In the interview, Christian mentions working with low-cost SIPs (Structural Insulated Panels), which are comprised of a thick layer of foam (polystyrene or polyurethane) sandwiched between two layers of OSB (Oriented Strand Board), plywood or fiber-cement.

Bonding the foam core to the stiff outer skins creates a web-and-flange structural strength (along the same principal as an I-beam) across the length and breadth of the panel. With the capacity to handle axial, bending, racking, and shear loads, properly designed and assembled SIPs not only replace conventional framing, but will withstand high wind, and seismic forces. Toolbase Services – Technology Inventory

Indeed, one test house, the walls, floor and roof of which were made from expanded polystyrene panels clad with cement board, fit together without wood framing or braces, “remained fully intact after being shaken up harder than the strongest recorded earthquake.”

Electric radiant heat is easier to install, whereas a fluid system allows for more versatility in the heat source.

When using flooring with such material, another energy efficient approach is to install radiant heating. Technology available today allows control or modulate temperatures based on outdoor temperature. Sensors communicate with a microprocessor that is constantly processing all data to keep the radiant floor system running at maximum efficiency. While such a controller area network adds cost, it also over time brings savings because it matches heat input to heat loss at any given moment.

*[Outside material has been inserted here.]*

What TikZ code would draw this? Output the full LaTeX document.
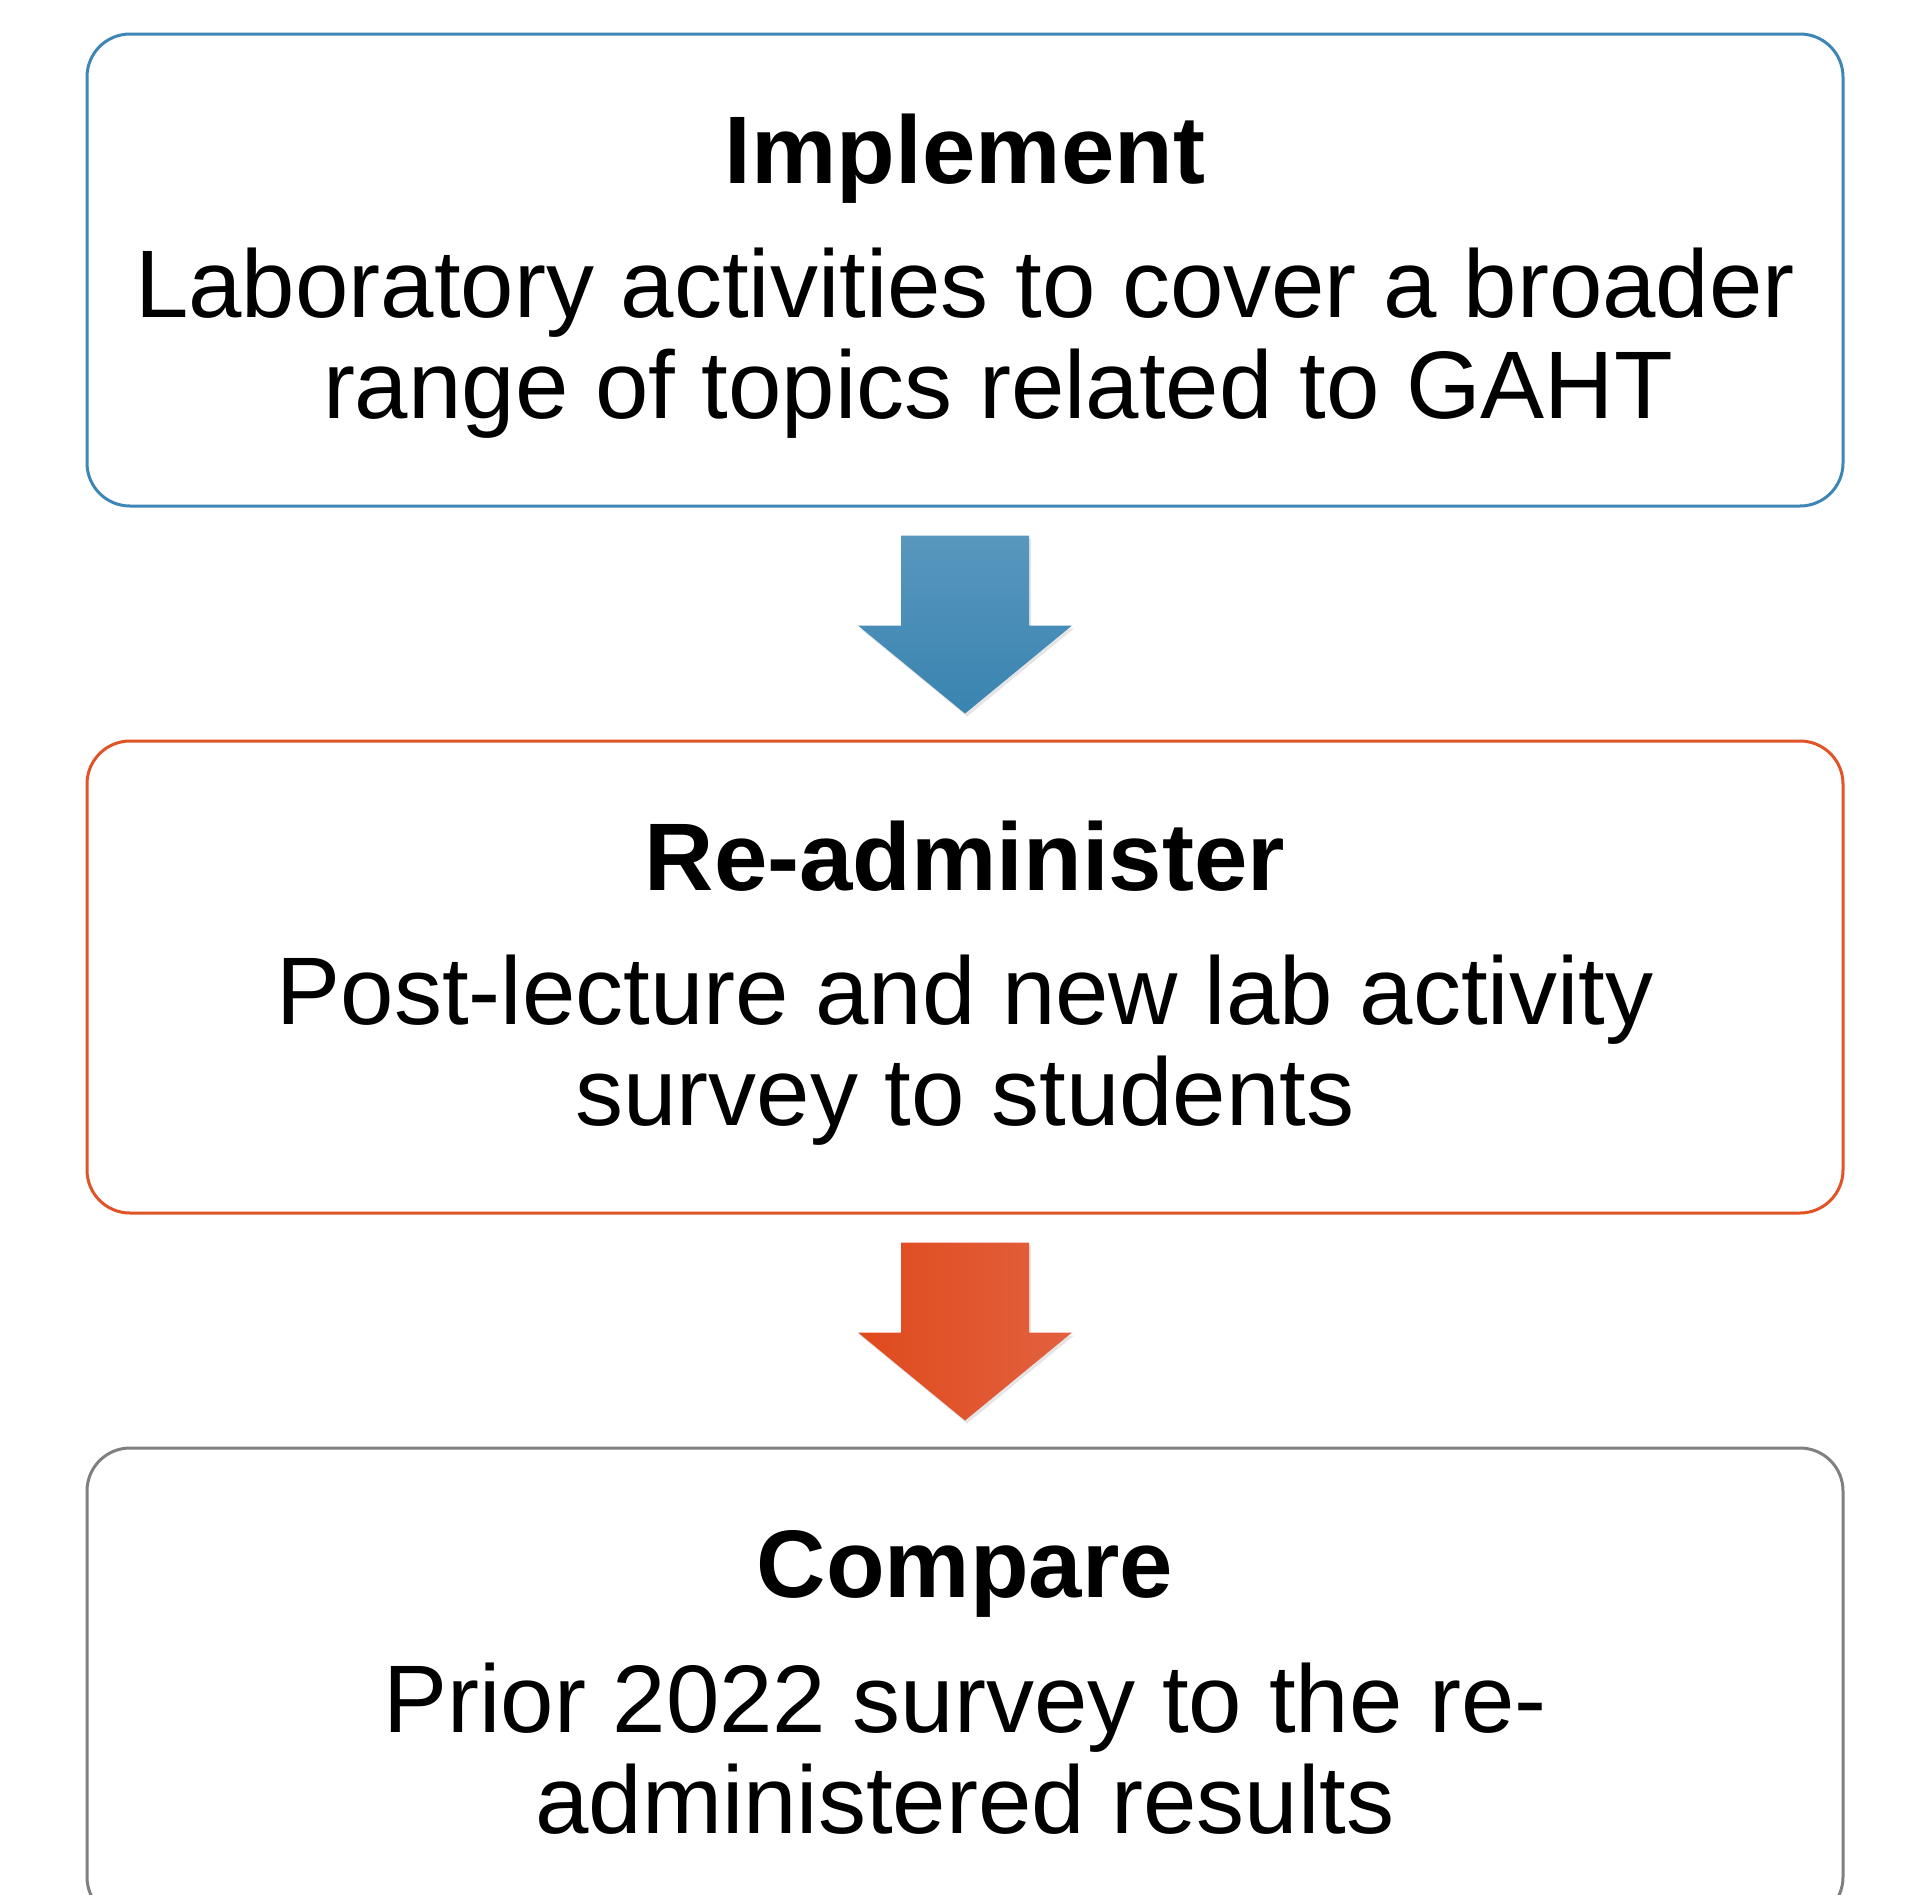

Ventilation is one of the problems associated with any super-tight, super-insulated, sustainable structure. (And, it follows that depending upon the area, Radon gas also could be a hazard.) Michael McDonough, AIA, NCARB, who has specialized in sustainable practices architecture for more than 20 years, advocates VDR (Vapor Diffusion Resisters) as one means of control over the amount of water vapor in the building. Geoff McDonell P.Eng. LEED AP focuses on energy recovery ventilation. He advocates designing the ventilation system to provide “touch-up” heating and cooling as necessary and as indicated by climate conditions. Other builders of Zero Energy Homes also emphasize the use of over-sized, interior-mounted ventilation ducts. All advocate a whole-building design approach to how energy consumption can be reduced.

A grid tie is implicit in the building of most Zero Energy Homes. The home owner is reimbursed for surplus electricity fed into the grid.

As Jeff Christian mentions in the World Changing interview, a Zero Energy Home consumes energy. It also produces it. The idea is that energy consumption of such intelligently designed homes results in a net usage of zero.

A grid tie enables an owner to sell any excess energy produced. Jeff notes that a big stepping stone was when (or if, in certain recalcitrant areas) utilities would buy back power.

According to Christian, for a group of test houses in Tennessee, the buy back rate needs to be at something like $0.22 – $0.23 for the homes as equipped to result in a zero cost (over an industry proscribed period for return on investment in the renewable energy technology). “Right now,” he says, “they (the utility) are buying back at about $0.15, so we are very close to that very critical stepping stone.” Which is a reason why proponents in the renewable energy industry are advocating that states encourage utility companies to institute feed-in tariffs that specify a guaranteed price for renewable energy. Usually, this price is a long-term, fixed rate not pegged to the retail price of energy. Builders are more like to install, and investors purchase, renewable energy technology when there is some assurance of an advantageous ROI (Return on Investment).